Il 5% è dipendente da poli-sostanze

Ribadendo che chi ha aperto un negozio di cannabis light lo ha fatto legittimamente è anche vero che è difficile non immaginare un richiamo subliminale alla sostanza pura con Thc e che la stessa cannabis leggera comunque contiene. Sulla vicenda è stato chiaro Maurizio Gasparri (che da 35 anni è un punto di riferimento delle comunità terapeutiche). “Chi difende la cannabis light difende sostanzialmente attività ambigue e pericolose. Spesso abbiamo visto che dietro questo commercio si celano ben altre attività. Va stroncata ogni forma di incoraggiamento all’uso delle droghe e alla propaganda delle droghe”.

Oggi la realtà (ma si parla di decenni) vede una percentuale di circa il 5% della popolazione alle prese con dipendenze da poli-sostanze: gente di ogni età, soprattutto giovani, che consuma quotidianamente di tutto e a cui una parte politica importante offre come alternativa solo la liberalizzazione. Non un progetto culturale di vita alternativo, né una pedagogia che si basi su una libertà vera, antitetica a quella idea (che Cancrini, comunista, definiva giustamente schiavitù) che è passata come percorso di fusione con l’uso di ogni tipo di droga.

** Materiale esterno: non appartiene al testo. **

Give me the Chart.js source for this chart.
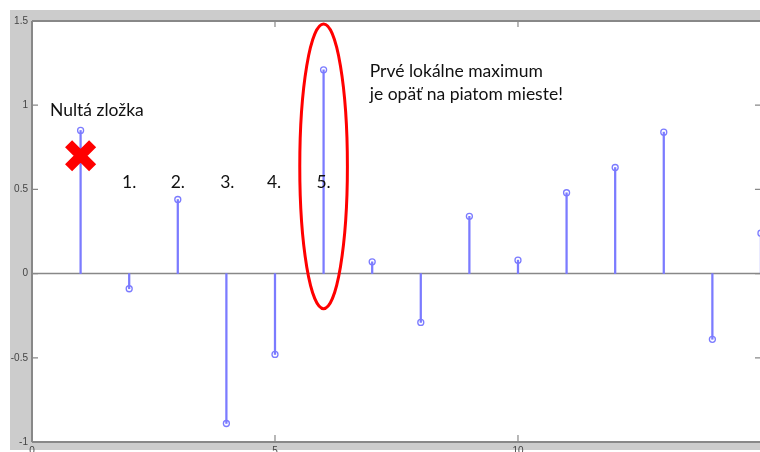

Il limite che la sinistra non ha superato è proprio il chiavistello anni settanta per il quale la libertà personale è inviolabile. In realtà lo sarebbe sul piano giuridico (laddove, invece, il massimalismo forcaiolo aumenta a dismisura) e non su quello di una concezione assoluta del soggetto, per cui è giusto consentire di sballarsi. L’uso personale non è reato ed è sacrosanto che non lo sia ma la questione è da sempre sociologica. I danni di quella disgregazione valoriale, dell’uccisione del padre (su cui grandi autori da Recalcati a Kernberg hanno scritto saggi autorevoli) oggi portano un conto salato. Che non è affatto light e che riguarda tutti.